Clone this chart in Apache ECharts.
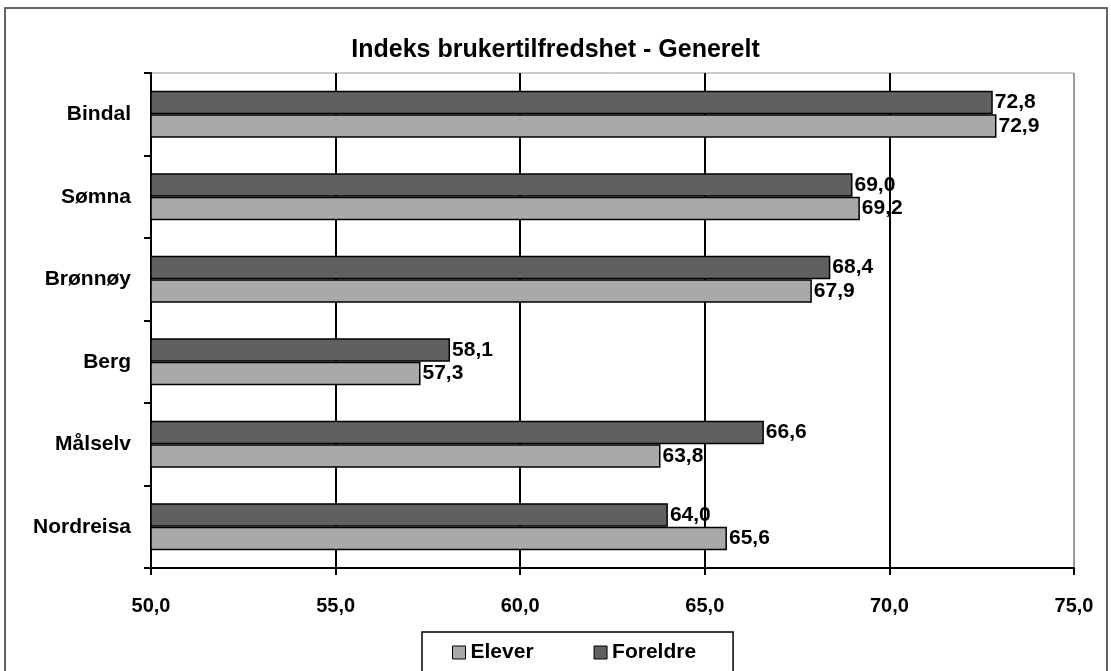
<!DOCTYPE html>
<html>
<head>
<meta charset="utf-8">
<script src="https://cdn.jsdelivr.net/npm/echarts@6/dist/echarts.min.js"></script>
<style>
  html, body { margin: 0; padding: 0; background: #fff; }
  #chart { width: 1111px; height: 671px; }
</style>
</head>
<body>
<div id="chart"></div>
<script>
  const kommuner = ['Bindal', 'Sømna', 'Brønnøy', 'Berg', 'Målselv', 'Nordreisa']
  const elever = [72.9, 69.2, 67.9, 57.3, 63.8, 65.6]
  const foreldre = [72.8, 69.0, 68.4, 58.1, 66.6, 64.0]
  const xTicks = [50, 55, 60, 65, 70, 75]

  const font = '"Liberation Sans Narrow", "Liberation Sans", Arial, sans-serif'
  const komma = function (v) {
    return Number(v).toFixed(1).replace('.', ',')
  }

  let myChart = echarts.init(document.getElementById('chart'))
  const option = {
    animation: false,
    backgroundColor: '#fff',
    textStyle: { fontFamily: font, color: '#000' },
    title: {
      text: 'Indeks brukertilfredshet - Generelt',
      left: 'center',
      top: 33,
      textStyle: { fontFamily: font, fontSize: 25, fontWeight: 'bold', color: '#000' }
    },
    graphic: [
      {
        type: 'rect',
        shape: { x: 5, y: 8, width: 1102, height: 680 },
        style: { fill: null, stroke: '#666', lineWidth: 2 },
        silent: true,
        z: -1
      }
    ],
    legend: {
      data: ['Elever', 'Foreldre'],
      left: 422,
      top: 632,
      itemGap: 60,
      itemWidth: 13,
      itemHeight: 13,
      padding: [10, 37, 14, 30],
      borderColor: '#000',
      borderWidth: 1.5,
      icon: 'rect',
      itemStyle: { borderColor: '#000', borderWidth: 1 },
      textStyle: { fontFamily: font, fontSize: 21, fontWeight: 'bold', color: '#000' }
    },
    grid: {
      left: 151,
      right: 37,
      top: 73,
      bottom: 103,
      show: true,
      borderColor: '#999',
      borderWidth: 1
    },
    xAxis: {
      type: 'value',
      min: xTicks[0],
      max: xTicks[xTicks.length - 1],
      interval: 5,
      axisLine: { show: true, lineStyle: { color: '#000', width: 2 } },
      axisTick: { show: true, length: 7, lineStyle: { color: '#000', width: 2 } },
      axisLabel: {
        margin: 28,
        fontFamily: font,
        fontSize: 20,
        fontWeight: 'bold',
        color: '#000',
        formatter: komma
      },
      splitLine: {
        show: true,
        lineStyle: { color: ['#000', '#000', '#000', '#000', '#000', '#999'], width: 2 }
      }
    },
    yAxis: {
      type: 'category',
      data: kommuner,
      inverse: true,
      axisLine: { show: true, lineStyle: { color: '#000', width: 2 } },
      axisTick: { show: true, length: 7, inside: false, lineStyle: { color: '#000', width: 2 } },
      axisLabel: {
        margin: 20,
        fontFamily: font,
        fontSize: 21,
        fontWeight: 'bold',
        color: '#000'
      },
      splitLine: { show: false }
    },
    series: [
      {
        name: 'Foreldre',
        type: 'bar',
        data: foreldre,
        barGap: '0%',
        barCategoryGap: '43%',
        itemStyle: { color: '#606060', borderColor: '#000', borderWidth: 1.5 },
        label: {
          show: true,
          position: 'right',
          distance: 2,
          fontFamily: font,
          fontSize: 21,
          fontWeight: 'bold',
          color: '#000',
          formatter: function (p) { return komma(p.value) }
        }
      },
      {
        name: 'Elever',
        type: 'bar',
        data: elever,
        barGap: '0%',
        barCategoryGap: '43%',
        itemStyle: { color: '#a9a9a9', borderColor: '#000', borderWidth: 1.5 },
        label: {
          show: true,
          position: 'right',
          distance: 2,
          fontFamily: font,
          fontSize: 21,
          fontWeight: 'bold',
          color: '#000',
          formatter: function (p) { return komma(p.value) }
        }
      }
    ]
  }
  myChart.setOption(option)
</script>
</body>
</html>
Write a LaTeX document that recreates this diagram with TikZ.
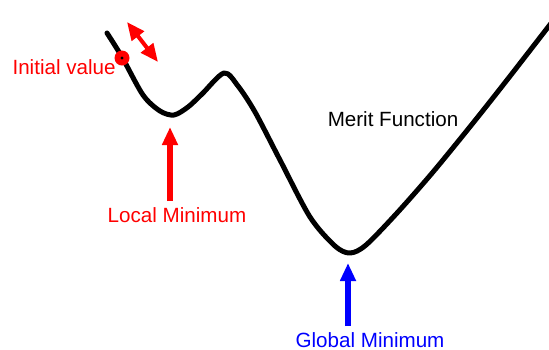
\documentclass[tikz,border=0pt]{standalone}
\usepackage{fontspec}
\setmainfont{Liberation Sans}
\usepackage{tikz}
\usetikzlibrary{arrows.meta,positioning}
\usepackage{xcolor}

\begin{document}
\begin{tikzpicture}[
    x=0.5pt, y=-0.5pt,
    lbl/.style={font=\fontsize{10.3}{12}\selectfont, inner sep=0pt},
    merit/.style={line width=2.5pt, black, line join=round, line cap=round},
    arr/.style={-{Triangle[length=9pt,width=7.5pt]}, line width=2.6pt},
    darr/.style={{Triangle[length=9pt,width=7.5pt]}-{Triangle[length=9pt,width=7.5pt]},
                 line width=2pt, red}
  ]
  \useasboundingbox (0,0) rectangle (549,349);
  % Merit function curve
  \draw[merit] plot[smooth, tension=0.5] coordinates {
    (107,33) (122,57) (143,95) (160,111) (174,115) (188,107)
    (202,94) (224,73) (238,86) (255,112) (280,160) (310,217)
    (335,246) (350,253) (366,245) (397,213) (433,172) (473,123)
    (507,80) (552,22)};
  % Points on the curve
  \coordinate (lmin) at (170,127);
  \coordinate (gmin) at (348,263);
  \coordinate (upl) at (127,22);
  \coordinate (dnr) at (158,62);
  % Initial value marker
  \node[circle, fill=red, minimum size=7.5pt, inner sep=0pt] (init) at (122,58) {};
  \fill[black] (init.center) circle (0.8pt);
  \node[lbl, text=red, anchor=east] (initlbl) at (116,67) {Initial value};
  \draw[darr] (upl) -- (dnr);
  % Minima
  \node[lbl, text=red] (loclbl) at (177,215) {Local Minimum};
  \draw[arr, red] (loclbl.north -| lmin) ++(0,-6) coordinate (ltail) (ltail) -- (lmin);
  \node[lbl, text=blue] (glolbl) at (370,340) {Global Minimum};
  \draw[arr, blue] (glolbl.north -| gmin) ++(0,-6) coordinate (gtail) (gtail) -- (gmin);
  % Curve label
  \node[lbl] (meritlbl) at (393,119) {Merit Function};
\end{tikzpicture}
\end{document}
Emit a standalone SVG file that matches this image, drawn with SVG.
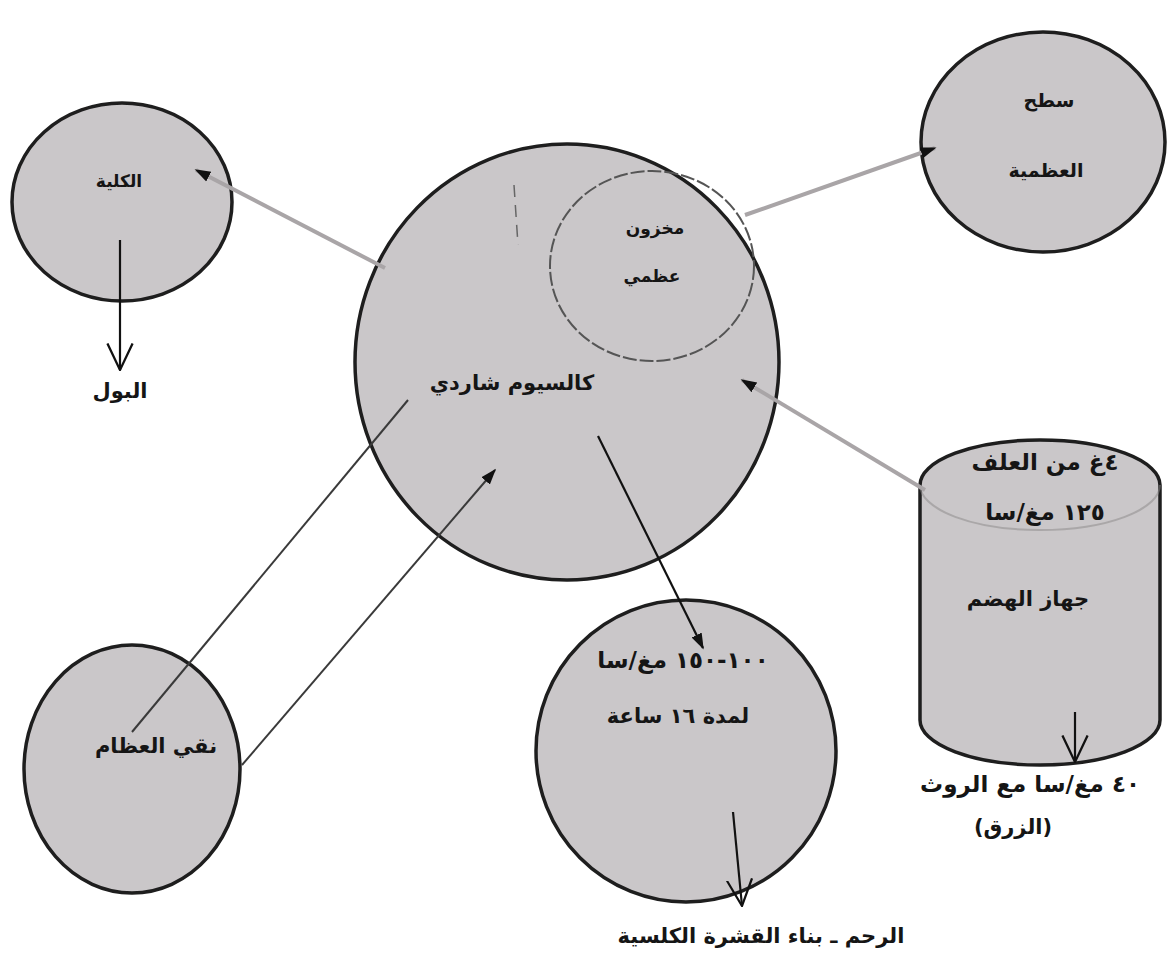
<svg xmlns="http://www.w3.org/2000/svg" width="1169" height="961" viewBox="0 0 1169 961">
<defs>
<style>
.node{fill:#cac7c9;stroke:#1e1e1e;stroke-width:3.5}
.inner{fill:none;stroke:#555;stroke-width:2}
.lbl{font-family:"DejaVu Sans",sans-serif;font-weight:bold;font-size:21px;fill:#151515;text-anchor:middle;direction:rtl}
.sm{font-size:17px}
.md{font-size:19px}
.big{font-size:23px}
.grayline{stroke:#a9a5a7;stroke-width:4;fill:none}
.thin{stroke:#3a3a3a;stroke-width:2;fill:none}
.blk{stroke:#111;stroke-width:2.2;fill:none}
</style>
<marker id="solidL" viewBox="0 0 10 10" refX="9" refY="5" markerWidth="16" markerHeight="16" orient="auto" markerUnits="userSpaceOnUse">
<path d="M0,1.5 L10,5 L0,8.5 z" fill="#111"/>
</marker>
<marker id="vee" viewBox="0 0 10 10" refX="9.5" refY="5" markerWidth="28" markerHeight="28" orient="auto" markerUnits="userSpaceOnUse">
<path d="M0,0.5 L9.5,5 L0,9.5" fill="none" stroke="#111" stroke-width="0.8"/>
</marker>
</defs>
<rect width="1169" height="961" fill="#ffffff"/>

<g id="kidney">
<ellipse class="node" cx="122" cy="202" rx="110" ry="99"/>
<text class="lbl sm" x="119" y="187">الكلية</text>
</g>

<g id="urine">
<text class="lbl" x="120" y="398">البول</text>
</g>

<g id="bone-surface">
<ellipse class="node" cx="1043" cy="142" rx="122" ry="110"/>
<text class="lbl md" x="1049" y="107">سطح</text>
<text class="lbl md" x="1046" y="177">العظمية</text>
</g>

<g id="center">
<ellipse class="node" cx="567" cy="362" rx="212" ry="218"/>
<ellipse class="inner" cx="652" cy="266" rx="102" ry="95" stroke-dasharray="14 3"/>
<line x1="514" y1="185" x2="518" y2="245" stroke="#666" stroke-width="1.5" stroke-dasharray="12 8"/>
<text class="lbl sm" x="655" y="234" fill="#333">مخزون</text>
<text class="lbl sm" x="652" y="282" fill="#333">عظمي</text>
<text class="lbl" x="512" y="390">كالسيوم شاردي</text>
</g>

<g id="digestive">
<path class="node" d="M920,485 A120,45 0 0 1 1160,485 L1160,720 A120,45 0 0 1 920,720 Z"/>
<path d="M920,485 A120,45 0 0 0 1160,485" fill="none" stroke="#8a8888" stroke-width="2" opacity="0.5"/>
<text class="lbl big" x="1045" y="470">٤غ من العلف</text>
<text class="lbl big" x="1045" y="520">١٢٥ مغ/سا</text>
<text class="lbl" x="1028" y="606">جهاز الهضم</text>
</g>

<g id="feces">
<text class="lbl big" x="1030" y="792">٤٠ مغ/سا مع الروث</text>
<text class="lbl" x="1013" y="834">(الزرق)</text>
</g>

<g id="uterus">
<ellipse class="node" cx="686" cy="751" rx="150" ry="151"/>
<text class="lbl big" x="683" y="668">١٠٠-١٥٠ مغ/سا</text>
<text class="lbl" x="678" y="723">لمدة ١٦ ساعة</text>
</g>

<g id="shell">
<text class="lbl" x="761" y="943">الرحم ـ بناء القشرة الكلسية</text>
</g>

<g id="marrow">
<ellipse class="node" cx="132" cy="769" rx="108" ry="124"/>
<text class="lbl" x="156" y="753">نقي العظام</text>
</g>

<g id="connectors">
<line class="grayline" x1="385" y1="268" x2="196" y2="170" marker-end="url(#solidL)"/>
<line class="grayline" x1="745" y1="215" x2="935" y2="148" marker-end="url(#solidL)"/>
<line class="grayline" x1="925" y1="490" x2="742" y2="380" marker-end="url(#solidL)"/>
<line class="blk" x1="598" y1="436" x2="703" y2="648" marker-end="url(#solidL)"/>
<line class="thin" x1="408" y1="400" x2="132" y2="732"/>
<line class="thin" x1="242" y1="765" x2="495" y2="470" marker-end="url(#solidL)"/>
<line class="blk" x1="120" y1="240" x2="120" y2="370" marker-end="url(#vee)"/>
<line class="blk" x1="1075" y1="712" x2="1075" y2="762" marker-end="url(#vee)"/>
<line class="blk" x1="733" y1="812" x2="742" y2="906" marker-end="url(#vee)"/>
</g>
</svg>
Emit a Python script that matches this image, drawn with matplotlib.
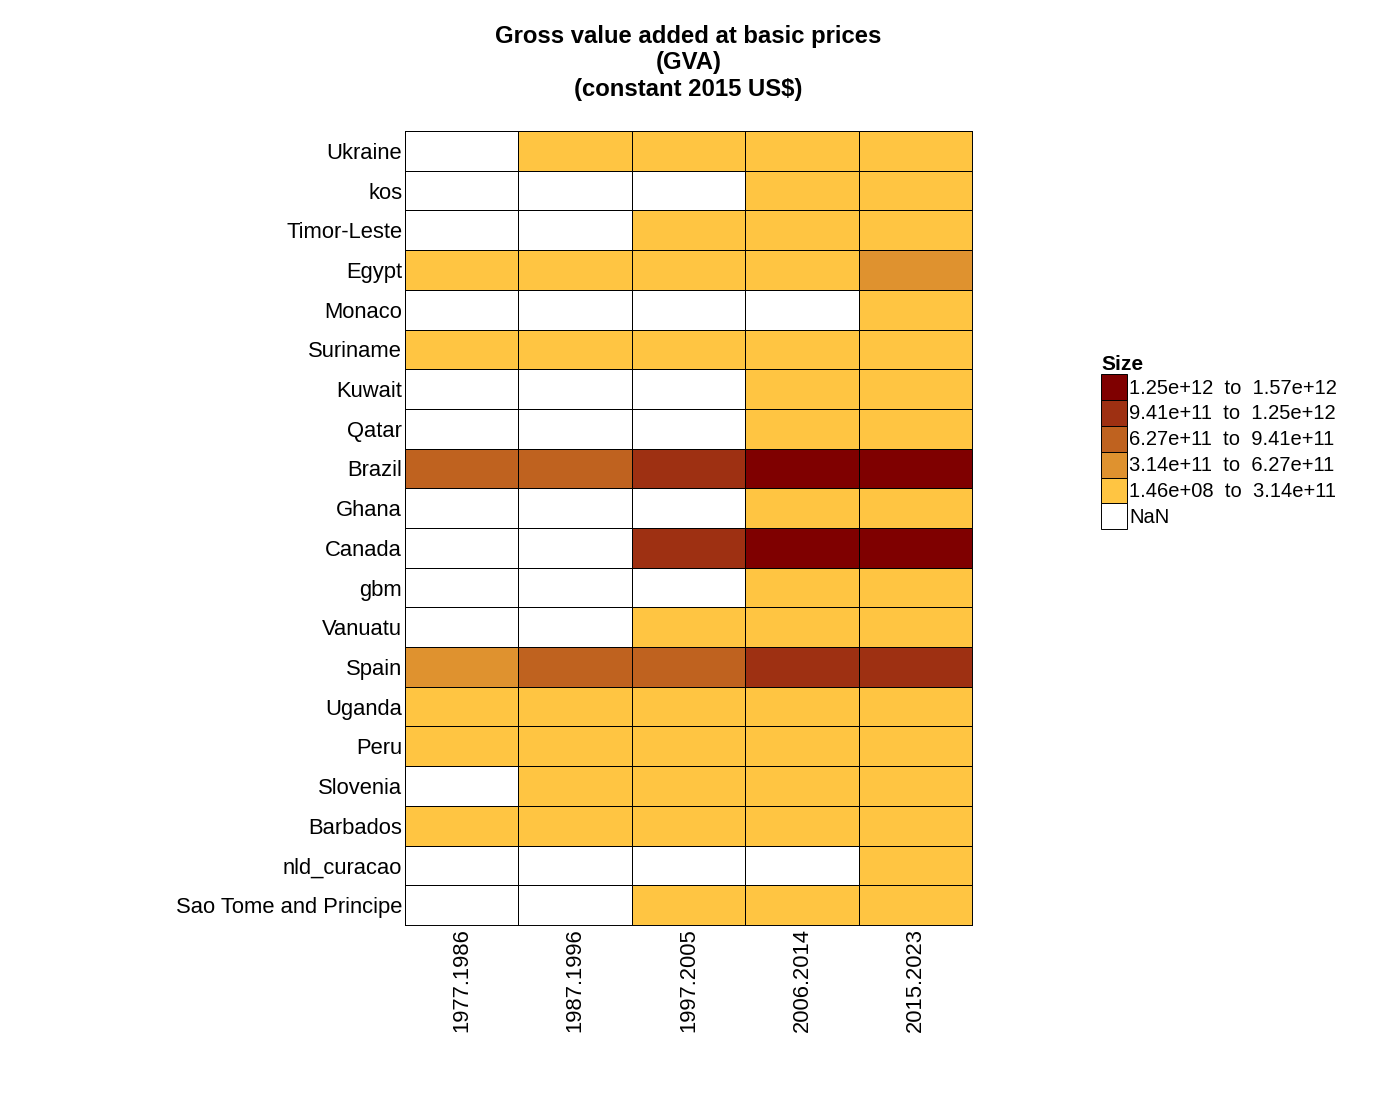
import numpy as np
import matplotlib
matplotlib.use("Agg")
import matplotlib.pyplot as plt
from matplotlib.colors import ListedColormap, BoundaryNorm
from matplotlib.patches import Patch

plt.rcParams['font.family'] = ['Liberation Sans', 'DejaVu Sans']

# data (constant 2015 US$, nan = no data)
periods = ["1977.1986", "1987.1996", "1997.2005", "2006.2014", "2015.2023"]
countries = ["Ukraine", "kos", "Timor-Leste", "Egypt", "Monaco", "Suriname",
             "Kuwait", "Qatar", "Brazil", "Ghana", "Canada", "gbm", "Vanuatu",
             "Spain", "Uganda", "Peru", "Slovenia", "Barbados", "nld_curacao",
             "Sao Tome and Principe"]
nan = np.nan
gva = [
    [nan, 1.2e11, 0.9e11, 1.1e11, 1.0e11],      # Ukraine
    [nan, nan, nan, 6e9, 8e9],                  # kos
    [nan, nan, 1.5e9, 2e9, 2e9],                # Timor-Leste
    [1.2e11, 1.6e11, 2.2e11, 2.8e11, 3.8e11],   # Egypt
    [nan, nan, nan, nan, 7e9],                  # Monaco
    [2e9, 2e9, 2.3e9, 3e9, 3.5e9],              # Suriname
    [nan, nan, nan, 1.1e11, 1.2e11],            # Kuwait
    [nan, nan, nan, 1.4e11, 1.9e11],            # Qatar
    [7e11, 8e11, 1.05e12, 1.4e12, 1.57e12],     # Brazil
    [nan, nan, nan, 4e10, 6e10],                # Ghana
    [nan, nan, 1.0e12, 1.3e12, 1.5e12],         # Canada
    [nan, nan, nan, 2e9, 2.5e9],                # gbm
    [nan, nan, 5e8, 7e8, 8e8],                  # Vanuatu
    [5.5e11, 6.6e11, 8.5e11, 1.1e12, 1.2e12],   # Spain
    [6e9, 8e9, 1.2e10, 2.3e10, 3.3e10],         # Uganda
    [8e10, 7e10, 9e10, 1.4e11, 1.9e11],         # Peru
    [nan, 3e10, 3.3e10, 4.2e10, 4.6e10],        # Slovenia
    [3.5e9, 4e9, 4.3e9, 4.5e9, 4.4e9],          # Barbados
    [nan, nan, nan, nan, 2.8e9],                # nld_curacao
    [nan, nan, 1.46e8, 3e8, 4e8],               # Sao Tome and Principe
]
breaks = [1.46e8, 3.14e11, 6.27e11, 9.41e11, 1.25e12, 1.57e12]
colors = ["#FFC542", "#DF922F", "#BF621F", "#9E3012", "#7F0000"]

fig = plt.figure(figsize=(14, 11), dpi=100)
ax = fig.add_axes([0.2893, 0.1591, 0.405, 0.7218])

cmap = ListedColormap(colors)
cmap.set_bad("white")
norm = BoundaryNorm(breaks, cmap.N, clip=True)
z = np.ma.masked_invalid(np.array(gva))
ax.pcolormesh(z, cmap=cmap, norm=norm, edgecolors="black", linewidth=0.6)

ax.set_xlim(0, len(periods))
ax.set_ylim(len(countries), 0)
ax.set_xticks(np.arange(len(periods)) + 0.5)
ax.set_xticklabels(periods, rotation=90, fontsize=15.8)
ax.set_yticks(np.arange(len(countries)) + 0.5)
ax.set_yticklabels(countries, fontsize=15.8, va="center_baseline")
ax.tick_params(length=0, pad=2)
for s in ax.spines.values():
    s.set_linewidth(0.7)

fig.text(0.4918, 1 - 63 / 1100, "Gross value added at basic prices\n(GVA)\n(constant 2015 US$)",
         ha="center", va="center", fontsize=17.2, fontweight="bold", linespacing=1.2)

handles = []
labels = []
for i in range(len(colors) - 1, -1, -1):
    handles.append(Patch(facecolor=colors[i], edgecolor="black", linewidth=0.7))
    labels.append(f"{breaks[i]:.2e}  to  {breaks[i + 1]:.2e}")
handles.append(Patch(facecolor="white", edgecolor="black", linewidth=0.7))
labels.append("NaN")
leg = fig.legend(handles, labels, loc="upper left", bbox_to_anchor=(1101 / 1400, 1 - 355 / 1100),
                 frameon=False, fontsize=14.5, title="Size", alignment="left",
                 title_fontproperties={"weight": "bold", "size": 15},
                 handlelength=1.3, handleheight=1.6, labelspacing=0, handletextpad=0.1,
                 borderpad=0, borderaxespad=0)

fig.savefig("out.png", dpi=100)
────
→ **INSTRUCTION**: Above this task is a listing with pictures in it. Retype only the lines from the one containing "Emit a Python" through the one containing "plt.rcParams['font.family'] = ['Liberation", both included, and not the pictures.

→ **COMPLETE RESPONSE**:
Emit a Python script that matches this image, drawn with matplotlib.
import numpy as np
import matplotlib
matplotlib.use("Agg")
import matplotlib.pyplot as plt
from matplotlib.colors import ListedColormap, BoundaryNorm
from matplotlib.patches import Patch

plt.rcParams['font.family'] = ['Liberation Sans', 'DejaVu Sans']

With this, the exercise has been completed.